The Mohawks, however, could not accept her conversion and ridiculed her. Eventually she made a long journey on foot to the Sault mission south of Montreal in Canada, where she could live among other Native American Christians. Early French biographers describe her as solid and joyful. She nursed the sick and dying with remarkable cheer, considering that her own health was precarious. Her joy was so contagious that children were drawn to her for storytelling. She showed a key hallmark of holiness: people wanted to be around her. At her burial there was no mourning, only public rejoicing.
Beyond the brief biography, Kateri stands as a larger symbol for the reverence and repair our environment desperately needs. Thomas Berry in The Dream of the Earth underscores the significance of Native Americans to a country that seems aggressively bent on destroying the earth, greedily exploiting its natural resources. The environmental damage goes back to the first European settlers who saw themselves as “lordly rulers of the continent,” (p. 189) who could dominate it at will. Instead of meeting the indigenous cultures with curiosity and delight, wondering what native people could teach, these pioneers called them “savages” needing redemption. Berry terms this “our compulsive savior instincts. We take up the burden of saving others even when in fact we destroy them.” (p. 182)
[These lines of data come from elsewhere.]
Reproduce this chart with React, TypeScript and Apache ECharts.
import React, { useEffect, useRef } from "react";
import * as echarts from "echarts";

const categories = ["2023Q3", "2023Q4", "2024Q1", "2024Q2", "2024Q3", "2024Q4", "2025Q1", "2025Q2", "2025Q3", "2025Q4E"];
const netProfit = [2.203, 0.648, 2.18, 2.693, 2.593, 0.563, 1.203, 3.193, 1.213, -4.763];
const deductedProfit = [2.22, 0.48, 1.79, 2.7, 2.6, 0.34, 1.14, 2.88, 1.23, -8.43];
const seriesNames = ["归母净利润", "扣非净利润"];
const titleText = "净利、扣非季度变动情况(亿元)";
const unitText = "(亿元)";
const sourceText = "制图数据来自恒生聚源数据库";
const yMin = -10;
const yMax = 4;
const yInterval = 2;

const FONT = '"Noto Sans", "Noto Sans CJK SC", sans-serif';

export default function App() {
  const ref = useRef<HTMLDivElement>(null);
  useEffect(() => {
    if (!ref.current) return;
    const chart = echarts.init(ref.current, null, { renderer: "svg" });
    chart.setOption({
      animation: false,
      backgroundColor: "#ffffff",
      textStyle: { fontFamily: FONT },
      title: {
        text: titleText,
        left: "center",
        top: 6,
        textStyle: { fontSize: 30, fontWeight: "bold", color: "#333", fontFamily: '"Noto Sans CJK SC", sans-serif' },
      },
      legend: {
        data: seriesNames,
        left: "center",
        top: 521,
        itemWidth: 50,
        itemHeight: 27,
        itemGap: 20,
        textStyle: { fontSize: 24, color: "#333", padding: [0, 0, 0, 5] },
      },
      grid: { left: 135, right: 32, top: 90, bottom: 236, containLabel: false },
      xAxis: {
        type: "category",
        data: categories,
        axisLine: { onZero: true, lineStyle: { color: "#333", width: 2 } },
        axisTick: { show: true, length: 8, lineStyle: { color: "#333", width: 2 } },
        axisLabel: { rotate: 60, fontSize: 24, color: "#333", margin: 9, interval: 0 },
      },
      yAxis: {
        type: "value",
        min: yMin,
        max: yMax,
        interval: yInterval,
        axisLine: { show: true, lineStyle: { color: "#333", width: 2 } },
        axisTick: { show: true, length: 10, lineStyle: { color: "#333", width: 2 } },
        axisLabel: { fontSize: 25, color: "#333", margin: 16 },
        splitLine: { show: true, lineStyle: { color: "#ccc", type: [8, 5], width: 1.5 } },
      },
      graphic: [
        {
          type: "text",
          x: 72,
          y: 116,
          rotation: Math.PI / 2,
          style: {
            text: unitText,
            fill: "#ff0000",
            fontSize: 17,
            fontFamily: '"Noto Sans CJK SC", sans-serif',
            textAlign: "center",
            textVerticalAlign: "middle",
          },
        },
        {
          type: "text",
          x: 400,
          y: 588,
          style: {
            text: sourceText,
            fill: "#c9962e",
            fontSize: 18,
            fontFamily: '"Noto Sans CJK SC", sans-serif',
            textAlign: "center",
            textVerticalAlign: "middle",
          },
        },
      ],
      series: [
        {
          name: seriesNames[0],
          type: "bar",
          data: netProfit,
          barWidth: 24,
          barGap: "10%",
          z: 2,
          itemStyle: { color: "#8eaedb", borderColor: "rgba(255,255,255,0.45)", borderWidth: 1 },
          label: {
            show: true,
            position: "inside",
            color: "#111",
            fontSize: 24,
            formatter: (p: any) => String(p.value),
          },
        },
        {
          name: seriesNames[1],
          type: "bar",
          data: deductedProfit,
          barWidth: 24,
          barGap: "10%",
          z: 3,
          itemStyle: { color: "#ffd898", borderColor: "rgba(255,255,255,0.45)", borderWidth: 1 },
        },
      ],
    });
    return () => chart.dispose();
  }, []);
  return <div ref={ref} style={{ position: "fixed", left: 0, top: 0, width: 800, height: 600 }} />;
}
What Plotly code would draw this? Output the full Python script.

In the five centuries since the European invasion of the continent, the native tribes suffered physically but won “a moral victory of unique dimensions.” (p. 183) Their spiritual tradition, which might be called a nature mysticism, is exactly what we need now to revitalize our attitudes about our land, seas, forests, and rivers if they are to survive horrific pollution. When clean air and wilderness are dangerously threatened, the Native American approach which regards them as sacred might save the planet. (For more on that topic, see Braiding Sweetgrass by Robin Wall Kimmerer.) In contrast to the lordly rulers of the continent, who could do as they pleased with its resources, Kateri and her people teach “the art of communion with the earth.” In an ironic reversal, “we need their mythic capacity for relation to this continent more than they need our capacity for mechanistic exploitation.” (p. 190)
Kateri and her people understood how human life is physically and spiritually interwoven with the water, sun and soil that sustain us. They appreciated how the splendor of land and sea inspires our sense of the divine. In desperate, last-ditch circumstances now, we need Kateri’s sensitivity to the needs of rivers, waters and valleys, knowing that to extinguish a species is to silence a divine voice, to degrade our habitat is to degrade ourselves.